The biggest problem I had with IBT is TIME! I have 8GB of RAM and it takes 120s to do one run! (on max)

Bugger doing 35+ runs

Compared to a 12 hour prime, 2 hours is pretty rapid :rolleyes:

Also, if it's unstable, it'll almost always find it in the first 5 runs (10 mins).
 
How many GFLOPS average?

I can't say I remember, I didn't pay too much attention to it, other than it passed, but messed up idle a while later.
I do know that they were in line with each other, and there wasn't any "outliers", as they, to me, are an indication of instability.
 
I can't say I remember, I didn't pay too much attention to it, other than it passed, but messed up idle a while later.
I do know that they were in line with each other, and there wasn't any "outliers", as they, to me, are an indication of instability.

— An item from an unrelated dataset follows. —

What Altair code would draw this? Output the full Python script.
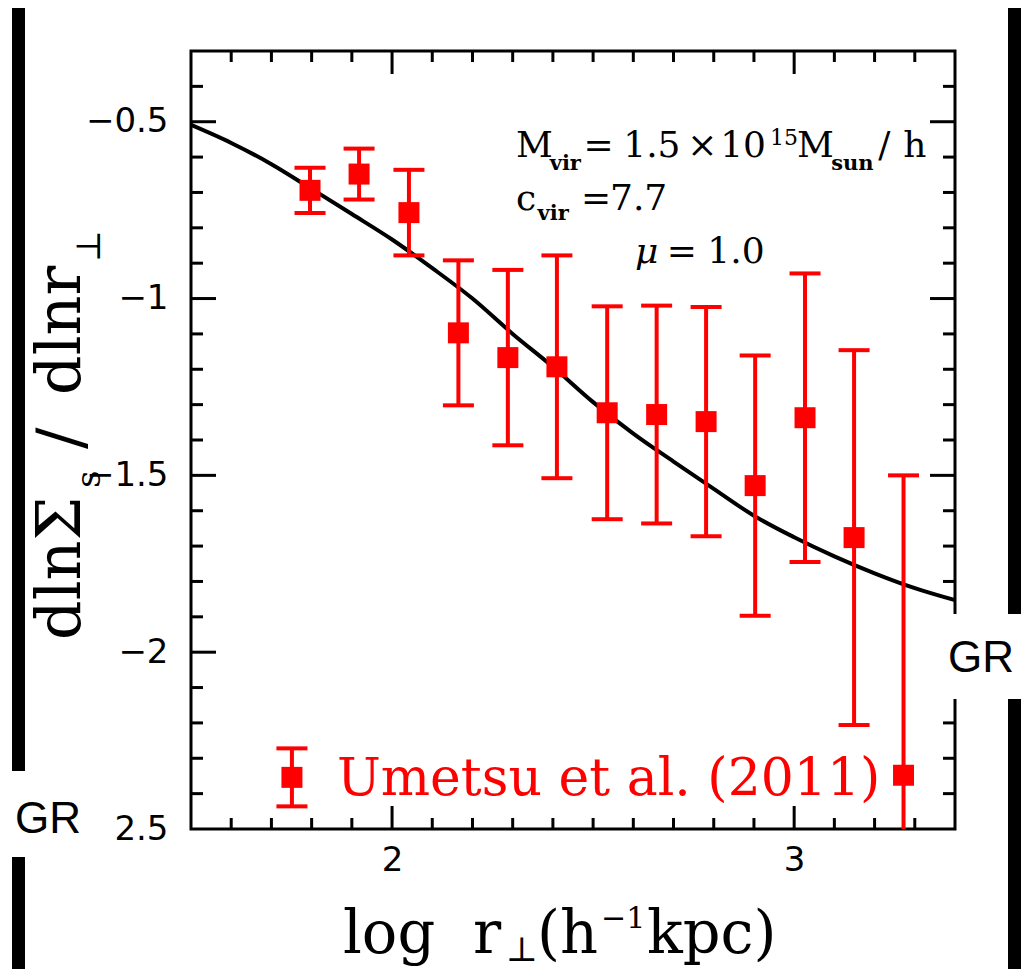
import altair as alt
import pandas as pd

# ---------------- data ----------------
x_obs = [1.796, 1.918, 2.042, 2.165, 2.288, 2.410, 2.535, 2.658, 2.781, 2.903, 3.027, 3.149, 3.272]
y_obs = [-0.694, -0.648, -0.757, -1.097, -1.167, -1.193, -1.323, -1.328, -1.348, -1.529, -1.337, -1.676, -2.348]
err_obs = [0.064, 0.072, 0.121, 0.205, 0.248, 0.315, 0.301, 0.308, 0.324, 0.368, 0.408, 0.530, 0.848]

x_model = [1.5, 1.6, 1.7, 1.8, 1.9, 2.0, 2.1, 2.2, 2.3, 2.4, 2.5, 2.6, 2.7, 2.8, 2.9, 3.0, 3.1, 3.2, 3.3, 3.4]
y_model = [-0.509, -0.560, -0.620, -0.690, -0.761, -0.833, -0.914, -1.000, -1.100, -1.193, -1.293, -1.382,
           -1.461, -1.538, -1.614, -1.675, -1.729, -1.777, -1.819, -1.853]

x_major = [2.0, 3.0]
x_minor = [1.6, 1.7, 1.8, 1.9, 2.1, 2.2, 2.3, 2.4, 2.5, 2.6, 2.7, 2.8, 2.9, 3.1, 3.2, 3.3]
y_major = [-0.5, -1.0, -1.5, -2.0]
y_minor = [-0.4, -0.6, -0.7, -0.8, -0.9, -1.1, -1.2, -1.3, -1.4, -1.6, -1.7, -1.8, -1.9, -2.1, -2.2, -2.3, -2.4]
y_label_vals = [-0.5, -1.0, -1.5, -2.0, -2.5]

legend_x = [1.751]
legend_y = [-2.354]
legend_err = [0.082]
legend_label = "Umetsu et al. (2011)"

# annotation pieces: text, x, y (data units), font size
ann_text = ["M", "=", "1.5", "×", "10", "15", "M", "/", "h", "c", "=", "7.7", "=", "1.0"]
ann_x = [2.308, 2.476, 2.575, 2.734, 2.816, 2.940, 3.007, 3.209, 3.271, 2.308, 2.470, 2.542, 2.683, 2.784]
ann_y = [-0.600, -0.600, -0.600, -0.600, -0.600, -0.566, -0.600, -0.600, -0.600, -0.750, -0.750, -0.750, -0.900, -0.900]
ann_fs = [36, 36, 36, 36, 36, 22, 36, 36, 36, 36, 36, 36, 36, 36]
sub_text = ["vir", "sun", "vir"]
sub_x = [2.392, 3.092, 2.362]
sub_y = [-0.637, -0.637, -0.778]

# axis-title pieces (pixel layout of the reference's typeset titles)
xt_text = ["log", "r", "⊥", "(h", "−1", "kpc)"]
xt_px = [152, 282, 315, 346, 410, 456]
xt_py = [902, 902, 910, 902, 877, 902]
xt_fs = [59, 59, 34, 59, 30, 59]
yt_text = ["dlnΣ", "s", "/", "dlnr", "⊥"]
yt_px = [-111, -91, -109, -111, -91]
yt_py = [589, 437, 398, 344, 211]
yt_fs = [62, 34, 64, 62, 34]

W, H = 764, 778
XMIN, XMAX = 1.5, 3.4
YMIN, YMAX = -2.5, -0.3

xs = alt.Scale(domain=[XMIN, XMAX], nice=False, zero=False)
ys = alt.Scale(domain=[YMIN, YMAX], nice=False, zero=False)

obs = pd.DataFrame({"x": x_obs, "y": y_obs, "err": err_obs})
obs["lo"] = obs["y"] - obs["err"]
obs["hi"] = obs["y"] + obs["err"]
model = pd.DataFrame({"x": x_model, "y": y_model})
leg = pd.DataFrame({"x": legend_x, "y": legend_y, "err": legend_err})
leg["lo"] = leg["y"] - leg["err"]
leg["hi"] = leg["y"] + leg["err"]

# axes: labels only; ticks drawn inward as rules, titles typeset as text marks
x_axis = alt.Axis(values=x_major, ticks=False, domain=False, grid=False, labelPadding=14,
                  labelFont="DejaVu Sans", labelFontSize=34, labelColor="black",
                  title=None, labelFlush=False)
y_axis = alt.Axis(values=y_label_vals, ticks=False, domain=False, grid=False, labelPadding=23,
                  labelFont="DejaVu Sans", labelFontSize=34, labelColor="black",
                  labelExpr="datum.value < -2.4 ? '2.5' : '−' + format(-datum.value, '')",
                  title=None, labelFlush=False)


def X(f):
    return alt.X(f, type="quantitative", scale=xs, axis=x_axis)


def Y(f):
    return alt.Y(f, type="quantitative", scale=ys, axis=y_axis)


curve = alt.Chart(model).mark_line(color="black", strokeWidth=4, interpolate="monotone", clip=True).encode(
    x=X("x"), y=Y("y"))


def vdf(vals):
    return pd.DataFrame({"v": vals})


tick_layers = []
for vals, ln in ((x_minor, 11), (x_major, 23)):
    tick_layers.append(alt.Chart(vdf(vals)).mark_rule(color="black", strokeWidth=3).encode(
        x=X("v"), y=alt.value(H), y2=alt.value(H - ln)))
    tick_layers.append(alt.Chart(vdf(vals)).mark_rule(color="black", strokeWidth=3).encode(
        x=X("v"), y=alt.value(0), y2=alt.value(ln)))
for vals, ln in ((y_minor, 12), (y_major, 25)):
    tick_layers.append(alt.Chart(vdf(vals)).mark_rule(color="black", strokeWidth=3).encode(
        y=Y("v"), x=alt.value(0), x2=alt.value(ln)))
    tick_layers.append(alt.Chart(vdf(vals)).mark_rule(color="black", strokeWidth=3).encode(
        y=Y("v"), x=alt.value(W), x2=alt.value(W - ln)))

RED = "#ff0000"


def points(df):
    bars = alt.Chart(df).mark_rule(color=RED, strokeWidth=4, clip=True).encode(
        x=X("x"), y=Y("lo"), y2="hi:Q")
    cap_hi = alt.Chart(df).mark_tick(color=RED, orient="horizontal", size=31, thickness=4,
                                     opacity=1, clip=True).encode(x=X("x"), y=Y("hi"))
    cap_lo = alt.Chart(df).mark_tick(color=RED, orient="horizontal", size=31, thickness=4,
                                     opacity=1, clip=True).encode(x=X("x"), y=Y("lo"))
    sq = alt.Chart(df).mark_square(color=RED, size=441, opacity=1, filled=True).encode(
        x=X("x"), y=Y("y"))
    return [bars, cap_hi, cap_lo, sq]


obs_layers = points(obs)
leg_layers = points(leg)

leg_text = alt.Chart(pd.DataFrame({"x": [1.863], "y": [-2.404], "t": [legend_label]})).mark_text(
    align="left", baseline="alphabetic", font="DejaVu Serif", fontSize=52, color=RED).encode(
    x=X("x"), y=Y("y"), text="t:N")

ann = pd.DataFrame({"x": ann_x, "y": ann_y, "t": ann_text, "fs": ann_fs})
ann_layer = alt.Chart(ann).mark_text(align="left", baseline="alphabetic", font="DejaVu Serif",
                                     color="black").encode(
    x=X("x"), y=Y("y"), text="t:N", size=alt.Size("fs:Q", scale=None))
sub = pd.DataFrame({"x": sub_x, "y": sub_y, "t": sub_text})
sub_layer = alt.Chart(sub).mark_text(align="left", baseline="alphabetic", font="DejaVu Serif",
                                     fontSize=21, fontWeight="bold", color="black").encode(
    x=X("x"), y=Y("y"), text="t:N")
mu_layer = alt.Chart(pd.DataFrame({"x": [2.604], "y": [-0.900], "t": ["μ"]})).mark_text(
    align="left", baseline="alphabetic", font="DejaVu Serif", fontSize=36, fontStyle="italic",
    color="black").encode(x=X("x"), y=Y("y"), text="t:N")

# axis titles
xt = pd.DataFrame({"t": xt_text, "px": xt_px, "py": xt_py, "fs": xt_fs})
xt_layer = alt.Chart(xt).mark_text(align="left", baseline="alphabetic", font="DejaVu Serif",
                                   color="black").encode(
    x=alt.X("px:Q", scale=None), y=alt.Y("py:Q", scale=None), text="t:N",
    size=alt.Size("fs:Q", scale=None))
yt = pd.DataFrame({"t": yt_text, "px": yt_px, "py": yt_py, "fs": yt_fs})
yt_layer = alt.Chart(yt).mark_text(align="left", baseline="alphabetic", font="DejaVu Serif",
                                   angle=270, color="black").encode(
    x=alt.X("px:Q", scale=None), y=alt.Y("py:Q", scale=None), text="t:N",
    size=alt.Size("fs:Q", scale=None))

# edge decorations seen in the reference (black bars and "GR" tags)
one = pd.DataFrame({"k": [0]})
deco = [
    alt.Chart(one).mark_rect(color="black").encode(
        x=alt.value(-179), x2=alt.value(-166), y=alt.value(-43), y2=alt.value(918)),
    alt.Chart(one).mark_rect(color="black").encode(
        x=alt.value(817), x2=alt.value(840), y=alt.value(-43), y2=alt.value(918)),
    alt.Chart(one).mark_rect(color="white").encode(
        x=alt.value(-183), x2=alt.value(-92), y=alt.value(720), y2=alt.value(806)),
    alt.Chart(one).mark_rect(color="white").encode(
        x=alt.value(734), x2=alt.value(840), y=alt.value(563), y2=alt.value(648)),
    alt.Chart(one).mark_text(font="Liberation Sans", fontSize=44, color="black", align="center",
                             baseline="middle").encode(
        x=alt.value(-143), y=alt.value(769), text=alt.value("GR")),
    alt.Chart(one).mark_text(font="Liberation Sans", fontSize=44, color="black", align="center",
                             baseline="middle").encode(
        x=alt.value(790), y=alt.value(608), text=alt.value("GR")),
]

chart = alt.layer(
    curve, *tick_layers, *obs_layers, *leg_layers, leg_text, ann_layer, sub_layer, mu_layer,
    xt_layer, yt_layer, *deco
).properties(
    width=W, height=H,
    background="white",
    autosize=alt.AutoSizeParams(type="none"),
    padding={"left": 183, "top": 43, "right": 66, "bottom": 140},
).configure_view(stroke="black", strokeWidth=3, fill="white")

chart.save("out.html", embed_options={"renderer": "svg", "actions": False})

This might be a mistake I was making a lot before it was explained on this forum. Basically, you need to use enough memory to get the GFLOPS up to a good fraction of the peak GFLOPS (I usually say 80%). At 4.6 on SB with IBT v2.51 you should be getting 4*8*4.6=147.2 peak GFLOPS. 80% of that is about 118 GFLOPS. I suspect that when you stability tested it was doing far less than 118, so wasn't really stressing it, which is why you saw BSOD at idle.

If you fancy testing this out I'd be grateful :)
 
ok, well it did the 50 runs of IBT fine, a good 5hours+ of prime, loads of benchmarks and ran ok for general browsing, office etc. 5mins into crysis and BAM!!!! locked up.